◆ Problem requirements: Everything from the first line of the data through the line with "import matplotlib.pyplot as plt" is to be echoed exactly, minus the pictures.

◆ Raw data:
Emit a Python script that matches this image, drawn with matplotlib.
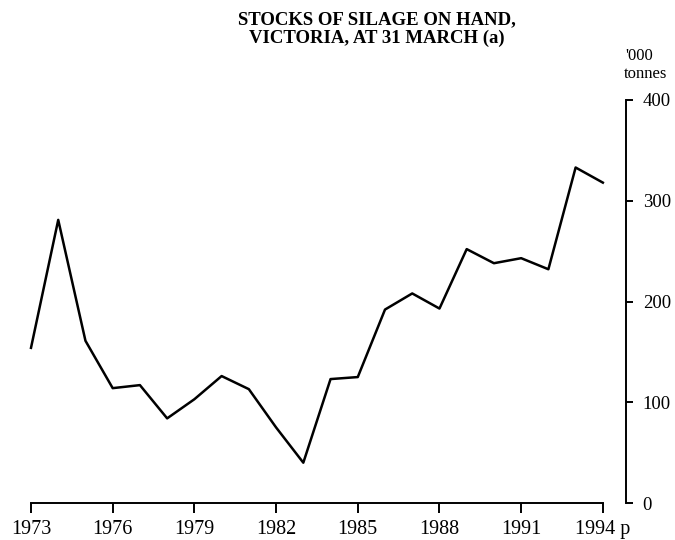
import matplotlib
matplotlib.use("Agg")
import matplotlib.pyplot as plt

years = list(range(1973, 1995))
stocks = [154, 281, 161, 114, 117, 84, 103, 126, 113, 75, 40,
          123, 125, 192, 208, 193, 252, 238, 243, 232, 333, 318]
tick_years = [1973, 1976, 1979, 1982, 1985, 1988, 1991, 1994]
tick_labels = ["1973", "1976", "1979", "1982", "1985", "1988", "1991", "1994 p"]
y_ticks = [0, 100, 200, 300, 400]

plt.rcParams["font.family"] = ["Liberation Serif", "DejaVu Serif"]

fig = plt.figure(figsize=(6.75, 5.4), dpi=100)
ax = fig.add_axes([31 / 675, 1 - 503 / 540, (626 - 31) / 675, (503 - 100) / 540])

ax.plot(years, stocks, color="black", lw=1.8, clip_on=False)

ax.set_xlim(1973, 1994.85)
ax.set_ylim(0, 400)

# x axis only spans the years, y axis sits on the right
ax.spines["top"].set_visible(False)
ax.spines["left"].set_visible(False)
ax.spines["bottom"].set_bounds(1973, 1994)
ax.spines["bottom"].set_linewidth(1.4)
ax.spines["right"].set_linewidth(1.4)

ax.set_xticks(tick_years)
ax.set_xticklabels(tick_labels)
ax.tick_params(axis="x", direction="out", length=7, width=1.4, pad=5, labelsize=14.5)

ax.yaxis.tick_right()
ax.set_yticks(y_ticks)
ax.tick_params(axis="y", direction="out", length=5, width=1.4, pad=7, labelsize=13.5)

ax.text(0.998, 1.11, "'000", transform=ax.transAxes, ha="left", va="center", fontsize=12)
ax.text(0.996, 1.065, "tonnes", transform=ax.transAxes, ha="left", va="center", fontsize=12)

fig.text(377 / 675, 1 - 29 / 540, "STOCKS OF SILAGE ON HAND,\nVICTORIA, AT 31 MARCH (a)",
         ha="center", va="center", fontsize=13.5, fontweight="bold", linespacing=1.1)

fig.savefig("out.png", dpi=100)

◆ Answer in full:
Emit a Python script that matches this image, drawn with matplotlib.
import matplotlib
matplotlib.use("Agg")
import matplotlib.pyplot as plt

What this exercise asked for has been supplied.